EXERCISE DIRECTIONS:
Quote from the first line below through the line that contains "0.05, 0.35, 0.5]", both included, and leave the pictures out.

DATA SEGMENT:
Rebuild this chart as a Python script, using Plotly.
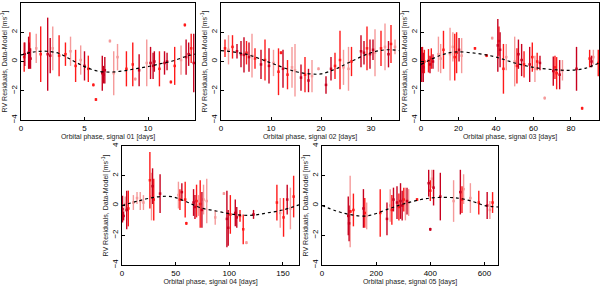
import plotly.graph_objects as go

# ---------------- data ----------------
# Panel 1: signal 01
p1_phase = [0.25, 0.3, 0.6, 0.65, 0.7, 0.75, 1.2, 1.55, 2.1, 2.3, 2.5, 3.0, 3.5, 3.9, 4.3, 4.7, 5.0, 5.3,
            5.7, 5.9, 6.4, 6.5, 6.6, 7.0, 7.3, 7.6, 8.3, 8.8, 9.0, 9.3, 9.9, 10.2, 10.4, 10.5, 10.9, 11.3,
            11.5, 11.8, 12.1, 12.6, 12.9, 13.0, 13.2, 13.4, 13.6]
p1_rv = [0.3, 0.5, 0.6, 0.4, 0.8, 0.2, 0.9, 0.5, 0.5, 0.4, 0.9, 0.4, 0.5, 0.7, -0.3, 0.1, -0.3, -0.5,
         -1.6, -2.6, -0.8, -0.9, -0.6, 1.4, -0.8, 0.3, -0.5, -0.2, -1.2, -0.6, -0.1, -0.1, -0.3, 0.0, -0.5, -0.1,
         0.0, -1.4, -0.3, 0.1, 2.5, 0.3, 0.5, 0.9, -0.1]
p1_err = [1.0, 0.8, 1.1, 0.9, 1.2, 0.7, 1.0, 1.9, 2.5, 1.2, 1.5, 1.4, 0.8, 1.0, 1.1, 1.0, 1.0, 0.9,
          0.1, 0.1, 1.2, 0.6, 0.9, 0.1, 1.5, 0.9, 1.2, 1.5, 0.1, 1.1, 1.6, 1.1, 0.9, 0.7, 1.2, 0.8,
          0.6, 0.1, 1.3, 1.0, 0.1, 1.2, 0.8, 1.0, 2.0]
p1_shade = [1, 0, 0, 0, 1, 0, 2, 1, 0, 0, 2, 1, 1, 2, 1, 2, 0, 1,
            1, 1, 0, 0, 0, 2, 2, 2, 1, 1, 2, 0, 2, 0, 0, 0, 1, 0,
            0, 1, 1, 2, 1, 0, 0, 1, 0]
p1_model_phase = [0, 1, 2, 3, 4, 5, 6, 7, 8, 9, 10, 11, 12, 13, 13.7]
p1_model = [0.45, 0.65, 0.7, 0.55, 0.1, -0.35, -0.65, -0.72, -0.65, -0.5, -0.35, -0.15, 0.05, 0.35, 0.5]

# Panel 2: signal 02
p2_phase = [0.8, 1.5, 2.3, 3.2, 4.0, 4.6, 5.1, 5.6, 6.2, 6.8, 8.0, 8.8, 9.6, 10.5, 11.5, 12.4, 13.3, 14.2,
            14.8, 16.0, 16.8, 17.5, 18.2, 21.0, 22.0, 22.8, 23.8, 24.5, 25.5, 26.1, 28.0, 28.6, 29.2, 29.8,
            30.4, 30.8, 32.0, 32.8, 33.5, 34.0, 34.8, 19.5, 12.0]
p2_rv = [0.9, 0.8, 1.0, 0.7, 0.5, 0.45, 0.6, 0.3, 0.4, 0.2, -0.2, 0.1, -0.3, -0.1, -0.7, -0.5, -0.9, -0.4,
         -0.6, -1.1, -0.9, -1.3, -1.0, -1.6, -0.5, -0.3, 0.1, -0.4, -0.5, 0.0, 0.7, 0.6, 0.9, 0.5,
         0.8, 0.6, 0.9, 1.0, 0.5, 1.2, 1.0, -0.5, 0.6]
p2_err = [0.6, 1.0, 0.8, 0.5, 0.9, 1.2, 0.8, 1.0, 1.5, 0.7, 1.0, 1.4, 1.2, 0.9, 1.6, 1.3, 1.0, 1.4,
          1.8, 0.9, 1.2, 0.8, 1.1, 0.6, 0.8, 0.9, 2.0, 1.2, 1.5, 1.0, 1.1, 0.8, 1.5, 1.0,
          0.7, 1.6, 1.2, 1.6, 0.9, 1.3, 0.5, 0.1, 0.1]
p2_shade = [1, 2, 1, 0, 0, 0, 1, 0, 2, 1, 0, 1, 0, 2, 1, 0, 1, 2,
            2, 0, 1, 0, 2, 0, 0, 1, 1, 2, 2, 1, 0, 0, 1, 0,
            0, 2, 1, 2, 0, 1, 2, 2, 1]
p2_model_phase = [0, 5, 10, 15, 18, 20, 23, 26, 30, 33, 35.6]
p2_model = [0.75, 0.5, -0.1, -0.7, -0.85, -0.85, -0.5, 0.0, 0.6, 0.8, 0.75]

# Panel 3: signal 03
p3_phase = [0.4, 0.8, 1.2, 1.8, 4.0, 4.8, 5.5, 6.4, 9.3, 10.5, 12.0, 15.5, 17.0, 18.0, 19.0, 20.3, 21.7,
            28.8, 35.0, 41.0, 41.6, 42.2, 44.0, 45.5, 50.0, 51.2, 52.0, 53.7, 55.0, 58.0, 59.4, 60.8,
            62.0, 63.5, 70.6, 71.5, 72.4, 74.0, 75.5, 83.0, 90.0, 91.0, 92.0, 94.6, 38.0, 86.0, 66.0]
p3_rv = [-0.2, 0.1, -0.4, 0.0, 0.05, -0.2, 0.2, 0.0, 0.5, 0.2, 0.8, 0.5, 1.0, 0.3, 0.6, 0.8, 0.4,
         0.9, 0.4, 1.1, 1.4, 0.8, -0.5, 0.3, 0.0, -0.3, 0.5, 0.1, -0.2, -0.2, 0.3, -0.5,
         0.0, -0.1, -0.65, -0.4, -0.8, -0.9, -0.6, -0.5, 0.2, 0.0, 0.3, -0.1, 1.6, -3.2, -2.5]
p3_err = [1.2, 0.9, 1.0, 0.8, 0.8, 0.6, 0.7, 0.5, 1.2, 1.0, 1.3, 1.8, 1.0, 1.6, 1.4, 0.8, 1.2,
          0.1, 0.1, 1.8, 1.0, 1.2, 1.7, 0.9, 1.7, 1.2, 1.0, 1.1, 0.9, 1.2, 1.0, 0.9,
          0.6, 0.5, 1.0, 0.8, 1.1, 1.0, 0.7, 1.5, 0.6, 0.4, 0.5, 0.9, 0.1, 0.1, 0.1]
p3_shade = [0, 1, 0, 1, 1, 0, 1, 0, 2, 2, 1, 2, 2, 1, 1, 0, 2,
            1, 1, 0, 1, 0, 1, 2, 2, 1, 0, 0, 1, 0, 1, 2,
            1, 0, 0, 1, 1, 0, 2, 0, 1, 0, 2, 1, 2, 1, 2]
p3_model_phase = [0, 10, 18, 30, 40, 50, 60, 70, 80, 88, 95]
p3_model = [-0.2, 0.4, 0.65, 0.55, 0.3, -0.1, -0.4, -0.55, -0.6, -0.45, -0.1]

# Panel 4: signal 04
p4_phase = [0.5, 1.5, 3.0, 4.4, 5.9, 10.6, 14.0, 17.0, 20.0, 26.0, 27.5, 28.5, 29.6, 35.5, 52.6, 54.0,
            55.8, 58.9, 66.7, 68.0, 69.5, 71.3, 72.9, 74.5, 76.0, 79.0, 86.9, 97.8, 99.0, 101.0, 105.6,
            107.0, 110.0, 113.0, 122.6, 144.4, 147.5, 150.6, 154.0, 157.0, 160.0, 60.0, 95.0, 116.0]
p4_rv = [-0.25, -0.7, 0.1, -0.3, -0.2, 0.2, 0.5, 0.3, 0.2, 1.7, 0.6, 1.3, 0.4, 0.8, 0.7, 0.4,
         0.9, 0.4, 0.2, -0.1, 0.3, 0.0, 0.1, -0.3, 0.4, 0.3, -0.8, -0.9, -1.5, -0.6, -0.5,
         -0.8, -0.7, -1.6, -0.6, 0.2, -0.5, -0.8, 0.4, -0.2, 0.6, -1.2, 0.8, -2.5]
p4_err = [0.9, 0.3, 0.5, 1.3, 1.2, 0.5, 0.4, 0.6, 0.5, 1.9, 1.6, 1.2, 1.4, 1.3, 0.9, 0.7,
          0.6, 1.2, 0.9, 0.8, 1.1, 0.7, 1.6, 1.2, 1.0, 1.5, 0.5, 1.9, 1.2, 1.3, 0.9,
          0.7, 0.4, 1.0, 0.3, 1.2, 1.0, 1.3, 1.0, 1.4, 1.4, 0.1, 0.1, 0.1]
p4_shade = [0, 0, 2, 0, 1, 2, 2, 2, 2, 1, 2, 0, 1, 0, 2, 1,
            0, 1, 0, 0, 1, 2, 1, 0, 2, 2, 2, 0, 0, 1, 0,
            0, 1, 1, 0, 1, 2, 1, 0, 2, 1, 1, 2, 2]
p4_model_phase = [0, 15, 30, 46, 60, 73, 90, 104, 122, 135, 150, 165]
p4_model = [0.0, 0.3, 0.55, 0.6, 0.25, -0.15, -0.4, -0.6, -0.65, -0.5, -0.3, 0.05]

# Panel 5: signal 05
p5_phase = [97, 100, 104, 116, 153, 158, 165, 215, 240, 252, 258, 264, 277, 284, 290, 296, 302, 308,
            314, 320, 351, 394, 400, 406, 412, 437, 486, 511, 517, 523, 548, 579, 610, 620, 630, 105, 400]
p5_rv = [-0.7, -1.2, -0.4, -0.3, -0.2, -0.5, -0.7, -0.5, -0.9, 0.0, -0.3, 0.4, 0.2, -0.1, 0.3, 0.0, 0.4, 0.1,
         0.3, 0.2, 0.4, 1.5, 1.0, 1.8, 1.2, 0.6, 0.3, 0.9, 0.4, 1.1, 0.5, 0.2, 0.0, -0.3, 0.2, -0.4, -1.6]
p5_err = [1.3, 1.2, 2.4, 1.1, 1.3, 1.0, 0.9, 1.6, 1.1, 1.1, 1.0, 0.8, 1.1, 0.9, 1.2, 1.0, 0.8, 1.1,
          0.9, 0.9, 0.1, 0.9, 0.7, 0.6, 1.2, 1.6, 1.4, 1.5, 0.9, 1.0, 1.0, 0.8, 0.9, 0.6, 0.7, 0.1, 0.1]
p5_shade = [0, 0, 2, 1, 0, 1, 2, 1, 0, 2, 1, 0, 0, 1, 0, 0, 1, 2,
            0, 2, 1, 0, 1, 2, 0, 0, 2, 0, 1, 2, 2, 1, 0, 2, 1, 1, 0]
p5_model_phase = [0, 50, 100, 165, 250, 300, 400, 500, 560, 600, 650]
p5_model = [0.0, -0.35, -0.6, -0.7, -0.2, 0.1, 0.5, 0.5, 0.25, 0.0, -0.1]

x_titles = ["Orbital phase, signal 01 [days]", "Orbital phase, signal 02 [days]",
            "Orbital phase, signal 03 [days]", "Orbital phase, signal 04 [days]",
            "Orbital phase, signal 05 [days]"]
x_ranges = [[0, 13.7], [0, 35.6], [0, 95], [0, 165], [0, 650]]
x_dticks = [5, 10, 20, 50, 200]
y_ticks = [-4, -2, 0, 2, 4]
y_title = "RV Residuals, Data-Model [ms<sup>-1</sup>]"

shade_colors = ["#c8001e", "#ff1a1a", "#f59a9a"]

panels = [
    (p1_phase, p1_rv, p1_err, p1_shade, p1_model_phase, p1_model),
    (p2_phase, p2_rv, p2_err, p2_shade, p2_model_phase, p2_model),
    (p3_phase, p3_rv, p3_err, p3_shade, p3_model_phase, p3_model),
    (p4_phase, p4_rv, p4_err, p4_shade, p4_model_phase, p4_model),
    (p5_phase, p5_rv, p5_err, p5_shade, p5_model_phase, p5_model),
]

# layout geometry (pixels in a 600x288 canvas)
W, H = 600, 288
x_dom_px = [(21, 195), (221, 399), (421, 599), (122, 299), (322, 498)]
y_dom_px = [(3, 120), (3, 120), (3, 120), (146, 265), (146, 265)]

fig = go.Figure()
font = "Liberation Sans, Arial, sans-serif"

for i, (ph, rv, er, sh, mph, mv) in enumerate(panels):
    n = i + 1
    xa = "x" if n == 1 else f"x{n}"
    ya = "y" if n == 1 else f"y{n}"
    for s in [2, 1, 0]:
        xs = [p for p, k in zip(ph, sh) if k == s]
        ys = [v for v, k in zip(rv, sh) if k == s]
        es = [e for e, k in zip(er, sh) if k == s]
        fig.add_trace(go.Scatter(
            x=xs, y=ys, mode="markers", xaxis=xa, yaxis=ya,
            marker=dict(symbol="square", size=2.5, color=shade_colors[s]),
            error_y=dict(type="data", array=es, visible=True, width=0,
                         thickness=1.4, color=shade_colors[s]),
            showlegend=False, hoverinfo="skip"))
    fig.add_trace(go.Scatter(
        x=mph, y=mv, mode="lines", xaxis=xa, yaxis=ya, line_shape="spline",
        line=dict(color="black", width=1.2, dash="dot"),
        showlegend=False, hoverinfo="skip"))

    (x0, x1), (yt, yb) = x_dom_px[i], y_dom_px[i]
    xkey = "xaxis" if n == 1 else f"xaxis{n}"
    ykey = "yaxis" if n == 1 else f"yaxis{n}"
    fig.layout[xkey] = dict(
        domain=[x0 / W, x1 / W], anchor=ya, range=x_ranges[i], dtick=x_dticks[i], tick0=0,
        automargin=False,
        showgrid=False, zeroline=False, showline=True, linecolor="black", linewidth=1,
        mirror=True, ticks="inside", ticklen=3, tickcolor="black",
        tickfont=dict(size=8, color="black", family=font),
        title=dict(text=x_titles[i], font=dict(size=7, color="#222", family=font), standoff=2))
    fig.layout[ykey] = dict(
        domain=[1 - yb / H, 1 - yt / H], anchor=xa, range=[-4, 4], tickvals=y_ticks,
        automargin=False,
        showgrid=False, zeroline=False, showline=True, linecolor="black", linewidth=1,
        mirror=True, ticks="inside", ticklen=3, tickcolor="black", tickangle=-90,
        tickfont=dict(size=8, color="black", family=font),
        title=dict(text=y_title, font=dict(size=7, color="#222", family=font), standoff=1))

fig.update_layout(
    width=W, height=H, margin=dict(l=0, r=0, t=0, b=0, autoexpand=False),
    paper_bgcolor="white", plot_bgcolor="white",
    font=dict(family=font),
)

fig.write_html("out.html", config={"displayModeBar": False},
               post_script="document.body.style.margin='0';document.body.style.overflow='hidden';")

THE REPLY:
Rebuild this chart as a Python script, using Plotly.
import plotly.graph_objects as go

# ---------------- data ----------------
# Panel 1: signal 01
p1_phase = [0.25, 0.3, 0.6, 0.65, 0.7, 0.75, 1.2, 1.55, 2.1, 2.3, 2.5, 3.0, 3.5, 3.9, 4.3, 4.7, 5.0, 5.3,
            5.7, 5.9, 6.4, 6.5, 6.6, 7.0, 7.3, 7.6, 8.3, 8.8, 9.0, 9.3, 9.9, 10.2, 10.4, 10.5, 10.9, 11.3,
            11.5, 11.8, 12.1, 12.6, 12.9, 13.0, 13.2, 13.4, 13.6]
p1_rv = [0.3, 0.5, 0.6, 0.4, 0.8, 0.2, 0.9, 0.5, 0.5, 0.4, 0.9, 0.4, 0.5, 0.7, -0.3, 0.1, -0.3, -0.5,
         -1.6, -2.6, -0.8, -0.9, -0.6, 1.4, -0.8, 0.3, -0.5, -0.2, -1.2, -0.6, -0.1, -0.1, -0.3, 0.0, -0.5, -0.1,
         0.0, -1.4, -0.3, 0.1, 2.5, 0.3, 0.5, 0.9, -0.1]
p1_err = [1.0, 0.8, 1.1, 0.9, 1.2, 0.7, 1.0, 1.9, 2.5, 1.2, 1.5, 1.4, 0.8, 1.0, 1.1, 1.0, 1.0, 0.9,
          0.1, 0.1, 1.2, 0.6, 0.9, 0.1, 1.5, 0.9, 1.2, 1.5, 0.1, 1.1, 1.6, 1.1, 0.9, 0.7, 1.2, 0.8,
          0.6, 0.1, 1.3, 1.0, 0.1, 1.2, 0.8, 1.0, 2.0]
p1_shade = [1, 0, 0, 0, 1, 0, 2, 1, 0, 0, 2, 1, 1, 2, 1, 2, 0, 1,
            1, 1, 0, 0, 0, 2, 2, 2, 1, 1, 2, 0, 2, 0, 0, 0, 1, 0,
            0, 1, 1, 2, 1, 0, 0, 1, 0]
p1_model_phase = [0, 1, 2, 3, 4, 5, 6, 7, 8, 9, 10, 11, 12, 13, 13.7]
p1_model = [0.45, 0.65, 0.7, 0.55, 0.1, -0.35, -0.65, -0.72, -0.65, -0.5, -0.35, -0.15, 0.05, 0.35, 0.5]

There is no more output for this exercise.